_The request_
Write the listing below out again exactly, dropping the images.

_Source data_
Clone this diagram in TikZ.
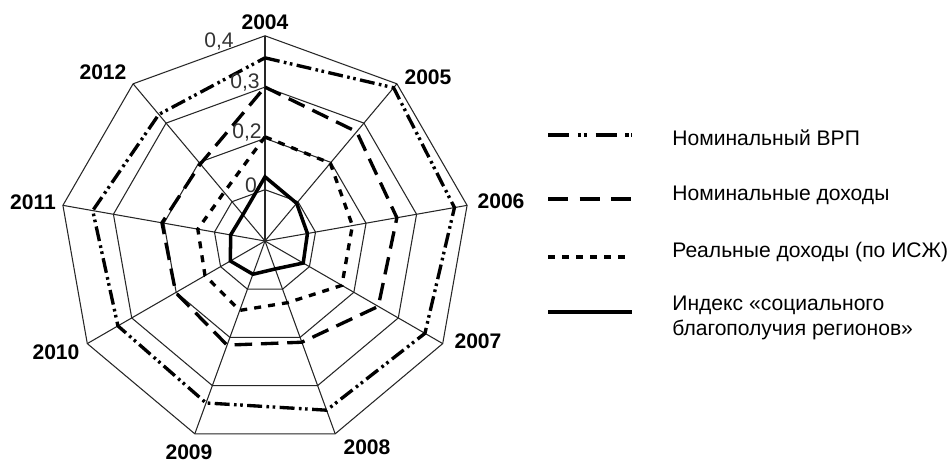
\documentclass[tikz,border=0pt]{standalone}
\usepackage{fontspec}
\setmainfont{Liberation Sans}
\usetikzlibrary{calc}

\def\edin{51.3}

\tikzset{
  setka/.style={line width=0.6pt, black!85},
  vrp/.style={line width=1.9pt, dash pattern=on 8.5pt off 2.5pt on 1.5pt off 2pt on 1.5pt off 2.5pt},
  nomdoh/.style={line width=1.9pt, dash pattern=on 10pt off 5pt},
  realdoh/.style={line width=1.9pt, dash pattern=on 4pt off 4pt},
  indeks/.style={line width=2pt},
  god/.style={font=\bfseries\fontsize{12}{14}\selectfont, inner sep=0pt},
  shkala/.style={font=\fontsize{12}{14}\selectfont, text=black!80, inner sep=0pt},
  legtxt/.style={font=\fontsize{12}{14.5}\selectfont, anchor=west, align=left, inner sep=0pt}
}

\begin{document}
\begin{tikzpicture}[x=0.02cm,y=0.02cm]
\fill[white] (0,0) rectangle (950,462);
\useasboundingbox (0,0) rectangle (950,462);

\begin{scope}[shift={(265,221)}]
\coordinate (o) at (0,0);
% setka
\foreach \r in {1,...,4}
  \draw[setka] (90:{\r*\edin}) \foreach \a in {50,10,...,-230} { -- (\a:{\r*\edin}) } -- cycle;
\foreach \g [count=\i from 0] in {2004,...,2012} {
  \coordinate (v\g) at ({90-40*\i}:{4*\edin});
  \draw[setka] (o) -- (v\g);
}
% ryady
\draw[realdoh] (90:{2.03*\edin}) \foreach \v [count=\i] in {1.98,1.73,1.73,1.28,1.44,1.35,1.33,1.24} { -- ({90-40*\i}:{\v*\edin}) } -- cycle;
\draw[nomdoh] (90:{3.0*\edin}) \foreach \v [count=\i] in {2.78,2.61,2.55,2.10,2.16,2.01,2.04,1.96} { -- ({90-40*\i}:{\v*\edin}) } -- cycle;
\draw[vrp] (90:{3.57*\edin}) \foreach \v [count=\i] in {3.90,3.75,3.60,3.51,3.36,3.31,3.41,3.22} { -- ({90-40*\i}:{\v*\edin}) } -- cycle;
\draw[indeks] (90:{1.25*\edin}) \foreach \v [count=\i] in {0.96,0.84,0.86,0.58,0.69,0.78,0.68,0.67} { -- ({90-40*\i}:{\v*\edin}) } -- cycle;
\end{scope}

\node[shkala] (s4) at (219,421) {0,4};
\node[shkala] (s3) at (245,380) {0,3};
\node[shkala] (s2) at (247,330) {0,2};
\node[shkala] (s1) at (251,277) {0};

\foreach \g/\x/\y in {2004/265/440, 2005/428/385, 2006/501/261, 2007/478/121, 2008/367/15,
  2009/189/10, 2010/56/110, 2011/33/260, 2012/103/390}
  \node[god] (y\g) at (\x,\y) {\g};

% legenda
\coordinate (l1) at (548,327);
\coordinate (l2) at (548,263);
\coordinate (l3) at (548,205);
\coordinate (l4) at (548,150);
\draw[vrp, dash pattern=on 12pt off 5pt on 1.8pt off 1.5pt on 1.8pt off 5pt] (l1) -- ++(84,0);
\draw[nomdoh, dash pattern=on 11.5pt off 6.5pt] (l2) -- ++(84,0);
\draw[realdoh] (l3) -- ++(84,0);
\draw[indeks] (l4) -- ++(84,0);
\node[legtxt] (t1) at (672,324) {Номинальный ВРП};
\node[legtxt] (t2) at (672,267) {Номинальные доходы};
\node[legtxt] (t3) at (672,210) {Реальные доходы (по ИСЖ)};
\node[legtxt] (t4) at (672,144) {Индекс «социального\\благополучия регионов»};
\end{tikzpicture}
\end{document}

_Exercise response_
Clone this diagram in TikZ.
\documentclass[tikz,border=0pt]{standalone}
\usepackage{fontspec}
\setmainfont{Liberation Sans}
\usetikzlibrary{calc}

\def\edin{51.3}

\tikzset{
  setka/.style={line width=0.6pt, black!85},
  vrp/.style={line width=1.9pt, dash pattern=on 8.5pt off 2.5pt on 1.5pt off 2pt on 1.5pt off 2.5pt},
  nomdoh/.style={line width=1.9pt, dash pattern=on 10pt off 5pt},
  realdoh/.style={line width=1.9pt, dash pattern=on 4pt off 4pt},
  indeks/.style={line width=2pt},
  god/.style={font=\bfseries\fontsize{12}{14}\selectfont, inner sep=0pt},
  shkala/.style={font=\fontsize{12}{14}\selectfont, text=black!80, inner sep=0pt},
  legtxt/.style={font=\fontsize{12}{14.5}\selectfont, anchor=west, align=left, inner sep=0pt}
}

\begin{document}
\begin{tikzpicture}[x=0.02cm,y=0.02cm]
\fill[white] (0,0) rectangle (950,462);
\useasboundingbox (0,0) rectangle (950,462);

\begin{scope}[shift={(265,221)}]
\coordinate (o) at (0,0);
% setka
\foreach \r in {1,...,4}
  \draw[setka] (90:{\r*\edin}) \foreach \a in {50,10,...,-230} { -- (\a:{\r*\edin}) } -- cycle;
\foreach \g [count=\i from 0] in {2004,...,2012} {
  \coordinate (v\g) at ({90-40*\i}:{4*\edin});
  \draw[setka] (o) -- (v\g);
}
% ryady
\draw[realdoh] (90:{2.03*\edin}) \foreach \v [count=\i] in {1.98,1.73,1.73,1.28,1.44,1.35,1.33,1.24} { -- ({90-40*\i}:{\v*\edin}) } -- cycle;
\draw[nomdoh] (90:{3.0*\edin}) \foreach \v [count=\i] in {2.78,2.61,2.55,2.10,2.16,2.01,2.04,1.96} { -- ({90-40*\i}:{\v*\edin}) } -- cycle;
\draw[vrp] (90:{3.57*\edin}) \foreach \v [count=\i] in {3.90,3.75,3.60,3.51,3.36,3.31,3.41,3.22} { -- ({90-40*\i}:{\v*\edin}) } -- cycle;
\draw[indeks] (90:{1.25*\edin}) \foreach \v [count=\i] in {0.96,0.84,0.86,0.58,0.69,0.78,0.68,0.67} { -- ({90-40*\i}:{\v*\edin}) } -- cycle;
\end{scope}

\node[shkala] (s4) at (219,421) {0,4};
\node[shkala] (s3) at (245,380) {0,3};
\node[shkala] (s2) at (247,330) {0,2};
\node[shkala] (s1) at (251,277) {0};

\foreach \g/\x/\y in {2004/265/440, 2005/428/385, 2006/501/261, 2007/478/121, 2008/367/15,
  2009/189/10, 2010/56/110, 2011/33/260, 2012/103/390}
  \node[god] (y\g) at (\x,\y) {\g};

% legenda
\coordinate (l1) at (548,327);
\coordinate (l2) at (548,263);
\coordinate (l3) at (548,205);
\coordinate (l4) at (548,150);
\draw[vrp, dash pattern=on 12pt off 5pt on 1.8pt off 1.5pt on 1.8pt off 5pt] (l1) -- ++(84,0);
\draw[nomdoh, dash pattern=on 11.5pt off 6.5pt] (l2) -- ++(84,0);
\draw[realdoh] (l3) -- ++(84,0);
\draw[indeks] (l4) -- ++(84,0);
\node[legtxt] (t1) at (672,324) {Номинальный ВРП};
\node[legtxt] (t2) at (672,267) {Номинальные доходы};
\node[legtxt] (t3) at (672,210) {Реальные доходы (по ИСЖ)};
\node[legtxt] (t4) at (672,144) {Индекс «социального\\благополучия регионов»};
\end{tikzpicture}
\end{document}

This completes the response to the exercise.